Não há quem, na Praça Tahrir não conheça essa canção e a cante. Todos estão dispostos a escrever essa história comum com sangue, se for preciso: as torcidas organizadas, os universitários, os islâmicos, os burgueses e os operários.

A praça é regida por uma ordem fraternal espontânea: “Estamos criando um mundo é isso é mais que a própria revolução” – diz Fadi, com olheiras e metade do queixo coberto com um curativo. Há quatro dias, a polícia encurralou-o numa rua transversal e o espancou; à noite estava de volta à Praça Tahrir, primeiro no grupo que bloqueou a entrada da sede do governo, onde os manifestantes fizeram barricadas para impedir que o novo primeiro ministro entre no prédio; depois, voltou para o centro da praça. Fadi é engenheiro e está atualmente desempregado. Semanas antes da revolução de 25 de janeiro, recebeu uma proposta de uma empresa alemã, para trabalhar num porto no Alemanha. Já aceitara. Mas decidiu não partir, quando eclodiu a revolta na Praça Tahrir, que mudou seu destino. “Isso não é uma praça: é uma república de pleno direito, um espaço desses com os quais se sonha e que, de repente, pelas combinações da vida, tornam-se realidade.” Essa, precisamente, é a ideia que mantém ativos e fraternos os guerreiros da Praça Tahrir: “Com raríssimas exceções, nenhum político tem direito à palavra aqui” – diz Abdel. É o que se lê escrito com letras vermelhas sobre as lonas distribuídas em círculo no centro da praça: “É proibido fazer campanha eleitoral. Entrada proibida a partidos políticos”. Hoje haverá nova manifestação, cujo tema e palavra de ordem é mais uma lição à qual os políticos profissionais, os partidos políticos da ordem e os movimentos de luta social bem fariam se prestassem atenção: “legitimidade revolucionária”.
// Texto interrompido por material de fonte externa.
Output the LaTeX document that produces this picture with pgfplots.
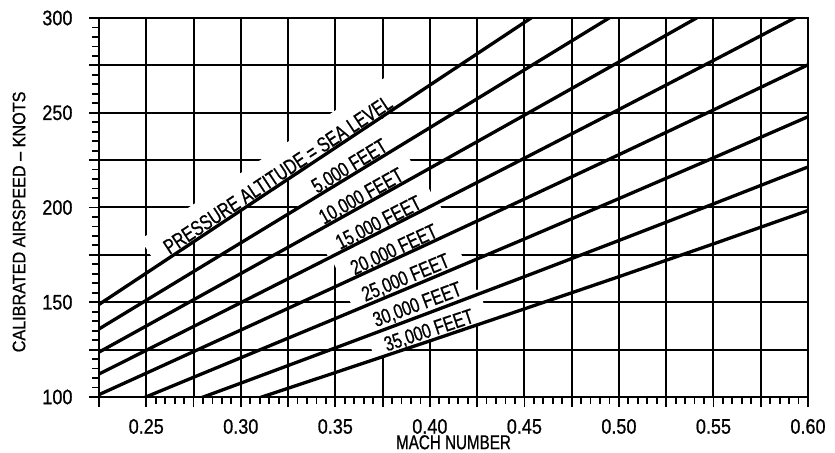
\documentclass[border=0pt]{standalone}
\usepackage{pgfplots}
\pgfplotsset{compat=1.18}
\usepackage{fontspec}
\setmainfont{Liberation Sans}[FakeStretch=0.8, FakeBold=0.8]
\newfontfamily\lblfont{Liberation Sans}[FakeStretch=0.75, FakeBold=0.8]
\newfontfamily\tickfont{Liberation Sans}[FakeStretch=0.86, FakeBold=0.8]
\newfontfamily\xlabfont{Liberation Sans}[FakeStretch=0.76, FakeBold=0.8]
\newfontfamily\ylabfont{Liberation Sans}[FakeStretch=0.9, FakeBold=0.8]
\tikzset{
  lbl/.style={anchor=south, inner xsep=14bp, inner ysep=2bp,
    text height=28bp, text depth=0bp, font=\lblfont\fontsize{21bp}{25bp}\selectfont},
  lblbox/.style={lbl, fill=white},
}
\pgfplotsset{
  curve/.style={black, line width=3.3bp, line join=round, no marks},
}

\begin{document}
\begin{tikzpicture}
\begin{axis}[
  scale only axis, width=709bp, height=379bp,
  xmin=0.225, xmax=0.6, ymin=100, ymax=300,
  xtick={0.25,0.3,0.35,0.4,0.45,0.5,0.55,0.6},
  ytick={100,150,200,250,300},
  extra x ticks={0.225,0.275,0.325,0.375,0.425,0.475,0.525,0.575},
  extra y ticks={125,175,225,275},
  extra x tick labels={}, extra y tick labels={},
  minor x tick num=9, minor y tick num=9,
  tick pos=left,
  grid=major,
  major grid style={line width=2bp, black},
  tick align=outside,
  major tick length=10bp, minor tick length=7bp,
  every tick/.style={line width=1.8bp, black},
  axis line style={line width=2bp, black},
  /pgf/number format/assume math mode=true,
  xticklabel style={font=\tickfont\fontsize{21bp}{25bp}\selectfont, yshift=-8.5bp,
    /pgf/number format/fixed, /pgf/number format/fixed zerofill, /pgf/number format/precision=2},
  yticklabel style={font=\tickfont\fontsize{21bp}{25bp}\selectfont, xshift=-13bp},
  xlabel={MACH NUMBER},
  ylabel={CALIBRATED AIRSPEED – KNOTS},
  xlabel style={font=\xlabfont\fontsize{20bp}{24bp}\selectfont, at={(axis description cs:0.5,0)}, anchor=north, yshift=-37bp, inner sep=1bp},
  ylabel style={font=\ylabfont\fontsize{18bp}{22bp}\selectfont, at={(axis description cs:-0.1128,0.462)}, anchor=center},
  clip=true,
]
\coordinate (sw) at (rel axis cs:0,0);
\coordinate (ne) at (rel axis cs:1,1);

% white backgrounds behind the curve labels
\node[lblbox, rotate=33.5, text height=27bp, inner xsep=16bp] at (axis cs:0.3223,213.2) {\phantom{PRESSURE ALTITUDE = SEA LEVEL}};
\node[lblbox, rotate=31.4] at (axis cs:0.360,217.78) {\phantom{5,000 FEET}};
\node[lblbox, rotate=29.2] at (axis cs:0.366,201.81) {\phantom{10,000 FEET}};
\node[lblbox, rotate=27.0] at (axis cs:0.375,187.75) {\phantom{15,000 FEET}};
\node[lblbox, rotate=24.8] at (axis cs:0.383,173.43) {\phantom{20,000 FEET}};
\node[lblbox, rotate=22.6] at (axis cs:0.389,158.60) {\phantom{25,000 FEET}};
\node[lblbox, rotate=20.5] at (axis cs:0.395,144.33) {\phantom{30,000 FEET}};
\node[lblbox, rotate=18.5] at (axis cs:0.401,130.63) {\phantom{35,000 FEET}};
% label texts
\node[lbl, rotate=33.5, text height=27bp, inner xsep=16bp] at (axis cs:0.3223,213.2) {PRESSURE ALTITUDE = SEA LEVEL};
\node[lbl, rotate=31.4] at (axis cs:0.360,217.78) {5,000 FEET};
\node[lbl, rotate=29.2] at (axis cs:0.366,201.81) {10,000 FEET};
\node[lbl, rotate=27.0] at (axis cs:0.375,187.75) {15,000 FEET};
\node[lbl, rotate=24.8] at (axis cs:0.383,173.43) {20,000 FEET};
\node[lbl, rotate=22.6] at (axis cs:0.389,158.60) {25,000 FEET};
\node[lbl, rotate=20.5] at (axis cs:0.395,144.33) {30,000 FEET};
\node[lbl, rotate=18.5] at (axis cs:0.401,130.63) {35,000 FEET};

% sea level
\addplot[curve] coordinates {(0.2,132.30) (0.25,165.37) (0.3,198.44) (0.35,231.52) (0.4,264.59) (0.45,297.67) (0.5,330.74)};
% 5,000 ft
\addplot[curve] coordinates {(0.2,120.77) (0.25,151.04) (0.3,181.34) (0.35,211.70) (0.4,242.12) (0.45,272.62) (0.5,303.17)};
% 10,000 ft
\addplot[curve] coordinates {(0.2,109.88) (0.25,137.47) (0.3,165.13) (0.35,192.89) (0.4,220.75) (0.45,248.73) (0.5,276.82) (0.55,305.06)};
% 15,000 ft
\addplot[curve] coordinates {(0.2,99.60) (0.25,124.64) (0.3,149.79) (0.35,175.05) (0.4,200.45) (0.45,226.00) (0.5,251.71) (0.55,277.59) (0.6,303.67)};
% 20,000 ft
\addplot[curve] coordinates {(0.2,89.92) (0.25,112.57) (0.3,135.33) (0.35,158.22) (0.4,181.26) (0.45,204.47) (0.5,227.87) (0.55,251.48) (0.6,275.30)};
% 25,000 ft
\addplot[curve] coordinates {(0.2,79.80) (0.25,100.10) (0.3,120.70) (0.35,141.40) (0.4,162.30) (0.45,183.40) (0.5,204.70) (0.55,226.20) (0.6,247.90)};
% 30,000 ft
\addplot[curve] coordinates {(0.25,88.90) (0.3,107.30) (0.35,125.90) (0.4,144.60) (0.45,163.50) (0.5,182.60) (0.55,201.90) (0.6,221.40)};
% 35,000 ft
\addplot[curve] coordinates {(0.25,79.90) (0.3,96.30) (0.35,112.90) (0.4,129.60) (0.45,146.50) (0.5,163.50) (0.55,180.80) (0.6,198.40)};
\end{axis}
\pgfresetboundingbox
\path ([shift={(-99bp,-56bp)}]sw) rectangle ([shift={(27bp,18bp)}]ne);
\end{tikzpicture}
\end{document}
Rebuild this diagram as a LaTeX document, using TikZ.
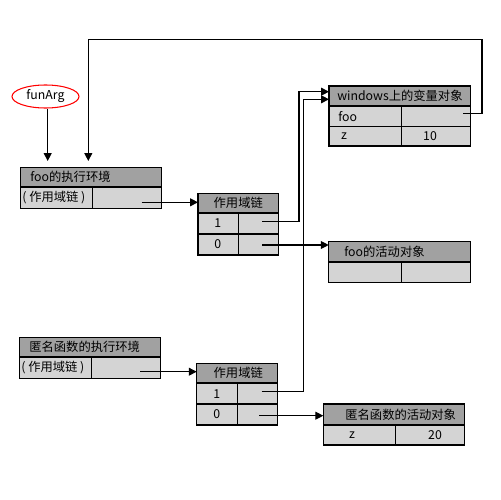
\documentclass[tikz,border=0pt]{standalone}
\usepackage{fontspec}
\setmainfont{Noto Sans CJK SC}
\usetikzlibrary{arrows.meta,shapes.geometric}
\definecolor{hdgray}{gray}{0.63}
\definecolor{rowgray}{gray}{0.83}
\begin{document}
\begin{tikzpicture}[x=0.02cm,y=-0.02cm,
  cell/.style={draw, line width=0.6pt, inner sep=0pt, outer sep=0pt},
  hdcell/.style={cell, fill=hdgray},
  rowcell/.style={cell, fill=rowgray},
  txt/.style={inner sep=0pt, font=\fontsize{7}{8}\selectfont},
  lbl/.style={txt, anchor=west},
  sep/.style={line width=1.1pt},
  conn/.style={line width=0.6pt, -{Triangle[length=4.5pt,width=4.5pt]}},
  plain/.style={line width=0.6pt}
]
\useasboundingbox (0,0) rectangle (500,500);

% foo execution environment
\path[hdcell] (20.7,167.3) rectangle (161.7,187.3);
\path[rowcell] (20.7,187.3) rectangle (92.7,208.3);
\path[rowcell] (92.7,187.3) rectangle (161.7,208.3);
\draw[sep] (20.7,187.3) -- (161.7,187.3);
\node[lbl] (feT) at (30,177.3) {foo的执行环境};
\node[lbl] (feS) at (22,197.8) {( 作用域链 )};
\coordinate (feV) at (141.7,202.3);
\coordinate (feTop) at (47.7,161);
\coordinate (feTop2) at (88.3,161);

% scope chain 1
\path[hdcell] (198,193.3) rectangle (278.3,213.3);
\path[rowcell] (198,213.3) rectangle (238.7,234);
\path[rowcell] (238.7,213.3) rectangle (278.3,234);
\path[rowcell] (198,234) rectangle (238.7,255);
\path[rowcell] (238.7,234) rectangle (278.3,255);
\draw[sep] (198,213.3) -- (278.3,213.3);
\draw[sep] (198,234) -- (278.3,234);
\node[lbl] (s1T) at (213.3,203.3) {作用域链};
\node[lbl] (s1a) at (214,223.6) {1};
\node[lbl] (s1b) at (214,244.5) {0};
\coordinate (s1in) at (198,202.3);
\coordinate (s1r1) at (262.3,221.7);
\coordinate (s1r2) at (262.3,245);

% window variable object
\path[hdcell] (329,86) rectangle (470.7,106);
\path[rowcell] (329,106) rectangle (401.7,126.7);
\path[rowcell] (401.7,106) rectangle (470.7,126.7);
\path[rowcell] (329,126.7) rectangle (401.7,146);
\path[rowcell] (401.7,126.7) rectangle (470.7,146);
\draw[sep] (329,106) -- (470.7,106);
\node[lbl] (wT) at (337,96) {windows上的变量对象};
\node[lbl] (wFoo) at (338,116.3) {foo};
\node[txt] (wZ) at (344,136.3) {z};
\node[txt] (wV) at (430,136.3) {10};
\coordinate (wFooV) at (463,113.3);
\coordinate (wIn1) at (329,91.7);
\coordinate (wIn2) at (329,99.3);

% foo activation object
\path[hdcell] (328.7,241.7) rectangle (470.7,261.7);
\path[rowcell] (328.7,261.7) rectangle (401.7,282.3);
\path[rowcell] (401.7,261.7) rectangle (470.7,282.3);
\draw[sep] (328.7,261.7) -- (470.7,261.7);
\node[lbl] (faT) at (344,251.7) {foo的活动对象};
\coordinate (faIn) at (328.7,245);

% anonymous function execution environment
\path[hdcell] (19.3,337.3) rectangle (160.7,357.3);
\path[rowcell] (19.3,357.3) rectangle (91.7,378.3);
\path[rowcell] (91.7,357.3) rectangle (160.7,378.3);
\draw[sep] (19.3,357.3) -- (160.7,357.3);
\node[lbl] (aeT) at (29,347.3) {匿名函数的执行环境};
\node[lbl] (aeS) at (21,367.8) {( 作用域链 )};
\coordinate (aeV) at (140,371.7);

% scope chain 2
\path[hdcell] (196.7,363.3) rectangle (277.7,383.3);
\path[rowcell] (196.7,383.3) rectangle (237.7,404.3);
\path[rowcell] (237.7,383.3) rectangle (277.7,404.3);
\path[rowcell] (196.7,404.3) rectangle (237.7,425);
\path[rowcell] (237.7,404.3) rectangle (277.7,425);
\draw[sep] (196.7,383.3) -- (277.7,383.3);
\draw[sep] (196.7,404.3) -- (277.7,404.3);
\node[lbl] (s2T) at (213.3,373.3) {作用域链};
\node[lbl] (s2a) at (213,393.8) {1};
\node[lbl] (s2b) at (213,414.6) {0};
\coordinate (s2in) at (196.7,371.7);
\coordinate (s2r1) at (261.7,391.7);
\coordinate (s2r2) at (259,415.7);

% anonymous activation object
\path[hdcell] (323.3,404) rectangle (464.3,425);
\path[rowcell] (323.3,425) rectangle (395.7,445);
\path[rowcell] (395.7,425) rectangle (464.3,445);
\draw[sep] (323.3,425) -- (464.3,425);
\node[lbl] (aaT) at (345,414.5) {匿名函数的活动对象};
\node[txt] (aaZ) at (352,435) {z};
\node[txt] (aaV) at (435,435) {20};
\coordinate (aaIn) at (323.3,415.7);

% funArg
\node[draw=red, ellipse, line width=0.6pt, minimum width=67*0.02cm, minimum height=23*0.02cm, inner sep=0pt, font=\fontsize{7}{8}\selectfont] (fa) at (45.5,96.5) {funArg};

% connectors
\draw[conn] (fa.south -| feTop) -- (feTop);
\draw[conn] (wFooV) -- (482,113.3) -- (482,39.3) -- (88.3,39.3) -- (feTop2);
\draw[conn] (feV) -- (s1in);
\draw[conn] (s1r1) -- (299,221.7) -- (299,91.7) -- (wIn1);
\draw[conn] (s2r1) -- (303.3,391.7) -- (303.3,99.3) -- (wIn2);
\draw[conn] (s1r2) -- (faIn);
\draw[conn] (aeV) -- (s2in);
\draw[conn] (s2r2) -- (aaIn);
\end{tikzpicture}
\end{document}
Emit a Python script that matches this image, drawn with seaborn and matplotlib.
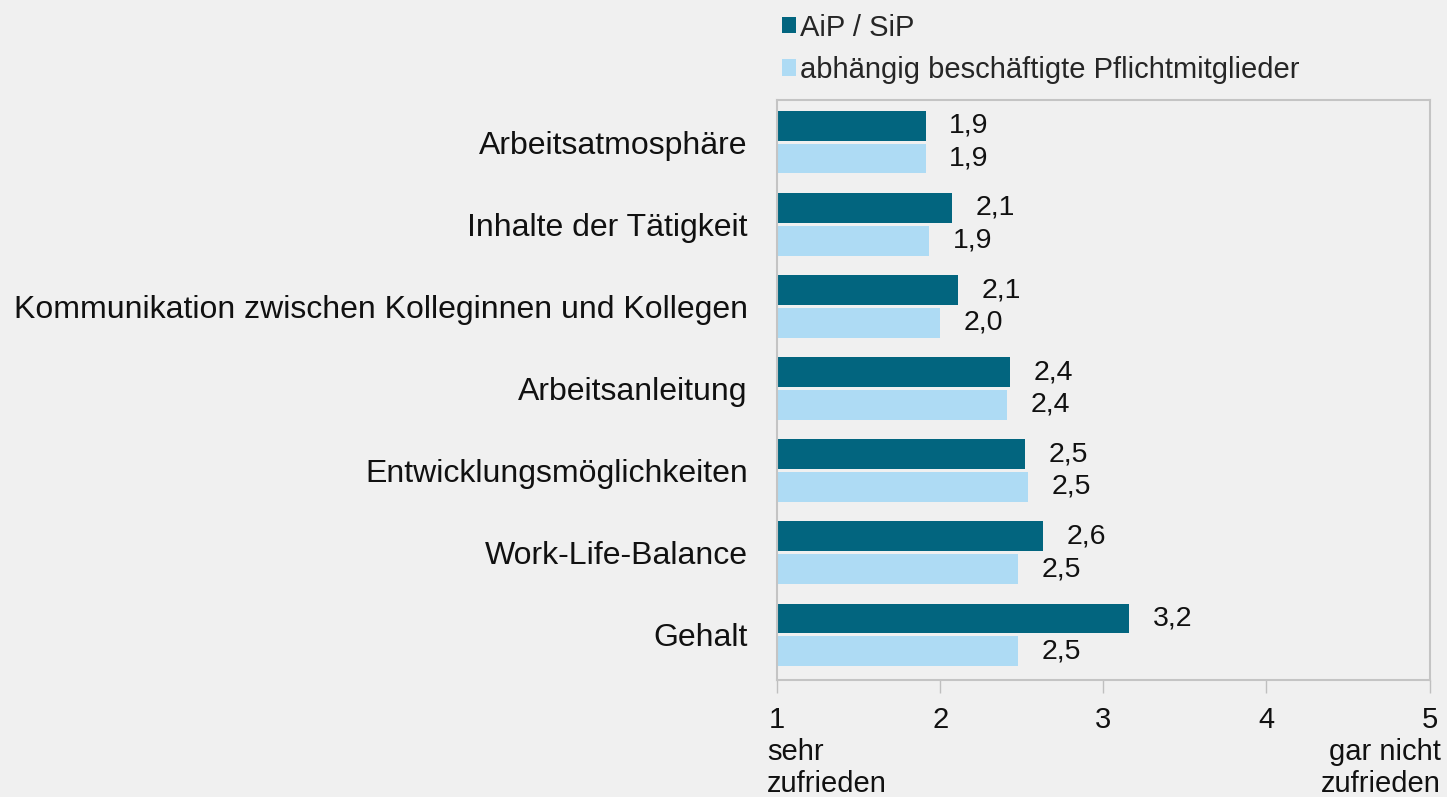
import pandas as pd
import seaborn as sns
import matplotlib.pyplot as plt
from matplotlib.patches import Patch
from matplotlib.transforms import blended_transform_factory

# data (mean ratings, 1 = sehr zufrieden, 5 = gar nicht zufrieden)
categories = ['Arbeitsatmosphäre', 'Inhalte der Tätigkeit',
              'Kommunikation zwischen Kolleginnen und Kollegen',
              'Arbeitsanleitung', 'Entwicklungsmöglichkeiten',
              'Work-Life-Balance', 'Gehalt']
aip_sip = [1.91, 2.07, 2.11, 2.43, 2.52, 2.63, 3.16]
pflicht = [1.91, 1.93, 2.00, 2.41, 2.54, 2.48, 2.48]
series_names = ['AiP / SiP', 'abhängig beschäftigte Pflichtmitglieder']
x_ticks = [1, 2, 3, 4, 5]

colors = ['#02657f', '#aedbf4']
bg = '#f0f0f0'

df = pd.DataFrame({
    'Kategorie': categories * 2,
    'Wert': aip_sip + pflicht,
    'Gruppe': [series_names[0]] * len(categories) + [series_names[1]] * len(categories),
})

sns.set_theme(style='white')
plt.rcParams['font.family'] = ['Liberation Sans', 'DejaVu Sans']

fig = plt.figure(figsize=(14.47, 7.97), dpi=100, facecolor=bg)
ax = fig.add_axes([0.537, 0.147, 0.451, 0.728])
ax.set_facecolor(bg)

sns.barplot(data=df, y='Kategorie', x='Wert', hue='Gruppe', order=categories,
            hue_order=series_names, palette=colors, saturation=1,
            width=0.8, gap=0.1, orient='h', ax=ax, legend=False,
            edgecolor='none')

# value labels with German decimal comma
for cont in ax.containers:
    vals = [b.get_width() for b in cont]
    ax.bar_label(cont, labels=[f'{v:.1f}'.replace('.', ',') for v in vals],
                 padding=17, fontsize=20.5, color='#111111')

ax.set_xlim(1, 5)
ax.set_ylim(len(categories) - 0.45, -0.52)
ax.set_xticks(x_ticks)
ax.set_xticklabels([str(t) for t in x_ticks], fontsize=21)
ax.tick_params(axis='x', bottom=True, length=9, width=1, color='#bfbfbf',
               pad=10, labelcolor='#111111')
ax.tick_params(axis='y', left=False, length=0, pad=21, labelsize=23,
               labelcolor='#111111')
ax.set_xlabel('')
ax.set_ylabel('')
for s in ax.spines.values():
    s.set_visible(True)
    s.set_color('#c4c4c4')
    s.set_linewidth(1.5)

# scale end descriptions under the axis
tr = blended_transform_factory(ax.transData, ax.transAxes)
ax.text(0.94, -0.1, 'sehr\nzufrieden', transform=tr, ha='left', va='top',
        fontsize=21, color='#111111', linespacing=1.2)
ax.text(5.07, -0.1, 'gar nicht\nzufrieden', transform=tr, ha='right', va='top',
        fontsize=21, color='#111111', linespacing=1.2)

handles = [Patch(facecolor=c, edgecolor='none') for c in colors]
fig.legend(handles, series_names, loc='upper left',
           bbox_to_anchor=(0.528, 1.005), frameon=False, fontsize=21,
           handlelength=0.5, handleheight=0.5, handletextpad=0.15,
           labelspacing=0.5, borderaxespad=0.2)

fig.savefig('out.png', dpi=100, facecolor=bg)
Para os guerreiros de Tahrir, a expressão tem significado profundo: “Significa que um movimento popular, nas ruas de muitas cidades, é expressão de soberania e legitimidade muito mais válida e transparente que os arreglos que se fazem pelas costas do povo, entre os militares, os políticos e os empresários do velho sistema”. 

Tahrir se prepara já para mais uma noite de vigília revolucionária. Os grupos acompanham atentamente os movimentos da Polícia. Movem-se pela multidão ou pelas ruas como felinos pacíficos, guerreiros autênticos que defendem a própria legitimidade e o território que conquistaram, apesar dos ferimentos, da violência, das diferenças entre eles, da ameaça sempre presente de mais barbárie policial. Ao seu modo, jovem e comprometido, os guerreiros sem armas da Praça Tahrir são os guardiães de um sonho universal, sempre distorcido, sempre inconcluso, sempre adiado. Aqui, nesse espaço já banhado pela luz da lua, disputa-se um jogo que excede em muito as “quatro linhas do gramado” e de todas as praças. 

Midan-Tahrir é o centro para o qual confluem linhas do metrô, avenidas importantes e a imagem do Egito eterno, com o Museu Egípcio que guarda as preciosidades mais deslumbrantes da civilização dos faraós. Do outro lado da praça, está o passado que envergonha o mundo, no prédio onde ficava a sede do partido de Hosni Mubarak, incendiado em janeiro, logo nos primeiros dias do levante que derrubou o ditador. No centro da praça está o presente e um futuro ainda incerto, em disputa: democracia ou mais ditadura.